Our friends at Harvard are beginning to share some of what they are learning from HarvardX:

Andrew Ho, research director of HarvardX and an assistant professor at the Harvard Graduate School of Education (HGSE), spoke with the Gazette about a recent study that found that interspersing online lectures with short tests improved student performance. The practice cut student mind-wandering by half, tripled the rate of note-taking, and improved overall retention of the material, according to the research, published last week in the Proceedings of the National Academy of Sciences.

GAZETTE: In describing the study, senior author Daniel Schacter, the William R. Kenan Jr. Professor of Psychology, said there is “shockingly little” hard scientific data on how students learn online — how useful do you see this new study as being?

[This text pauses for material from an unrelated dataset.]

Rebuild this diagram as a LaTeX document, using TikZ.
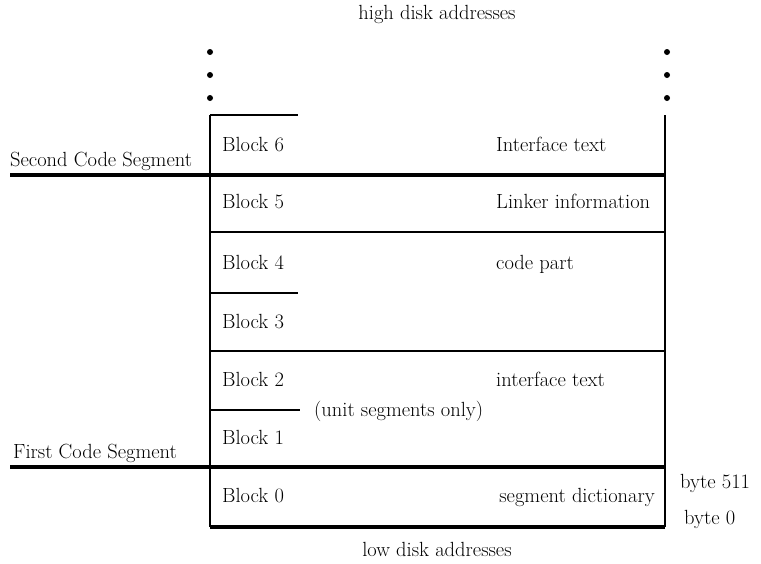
\documentclass[tikz,border=0pt]{standalone}
\begin{document}
\begin{tikzpicture}[x=1pt,y=-1pt,
  lbl/.style={inner sep=0pt,font=\fontsize{20.5}{23}\selectfont},
  rule/.style={line width=2pt},
  heavy/.style={line width=3.2pt},
  dot/.style={circle,fill=black,inner sep=0pt,minimum size=6pt}]
\useasboundingbox (0,0) rectangle (761,563);
% frame of the block stack
\coordinate (tl) at (210,115);
\coordinate (tr) at (665,115);
\coordinate (bl) at (210,527);
\coordinate (br) at (665,527);
\draw[rule] (tl) -- (bl);
\draw[rule] (tr) -- (br);
\draw[heavy] (bl) -- (br);
\draw[rule] (tl) -- (298,115);
% segment boundaries
\draw[heavy] (10,175) -- (665,175);
\draw[heavy] (10,467) -- (665,467);
% block boundaries
\draw[rule] (210,232) -- (665,232);
\draw[rule] (210,351) -- (665,351);
\draw[rule] (210,293) -- (298,293);
\draw[rule] (210,410) -- (300,410);
% continuation dots
\foreach \yy in {52,75,98} {
  \node[dot] at (210,\yy) {};
  \node[dot] at (667,\yy) {};
}
% captions
\node[lbl] (hi) at (437,14) {high disk addresses};
\node[lbl] (lo) at (437,549) {low disk addresses};
\node[lbl,anchor=base west] (s2) at (10,166) {Second Code Segment};
\node[lbl,anchor=base west] (s1) at (13,458) {First Code Segment};
\node[lbl,anchor=base west] (b511) at (680,488) {byte 511};
\node[lbl,anchor=base west] (b0) at (684,524) {byte 0};
% block names
\foreach \n/\yy in {6/151,5/208,4/269,3/328,2/386,1/444,0/502}
  \node[lbl,anchor=base west] (blk\n) at (222,\yy) {Block \n};
% contents
\node[lbl,anchor=base west] (c6) at (496,151) {Interface text};
\node[lbl,anchor=base west] (c5) at (496,208) {Linker information};
\node[lbl,anchor=base west] (c4) at (496,269) {code part};
\node[lbl,anchor=base west] (c2) at (496,386) {interface text};
\node[lbl,anchor=base east] (c0) at (655,502) {segment dictionary};
\node[lbl,anchor=base west] (u) at (314,416) {(unit segments only)};
\end{tikzpicture}
\end{document}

HO: Of course it’s incredibly important. Dan is a member of our HarvardX Research Committee, which is charged with coordinating and supporting the research mission of HarvardX, and research like this is one reason he’s on that committee, and one of the many ways he’s contributed to our discussions thus far.

It’s true that there are fewer scientific research findings in this field than one would expect, but that is rapidly changing, and it’s frankly our mission to change it. One of the challenges to this type of research is that it can be difficult to obtain large sample sizes, but the platform we have is beginning to change that. We are able to capture every mouse click with HarvardX, and that is an incredibly rich resource for research. It’s allowing us to address a number of questions that we hadn’t been able to address in the past, and Dan’s paper is an example of the type of work we want to facilitate. Read more.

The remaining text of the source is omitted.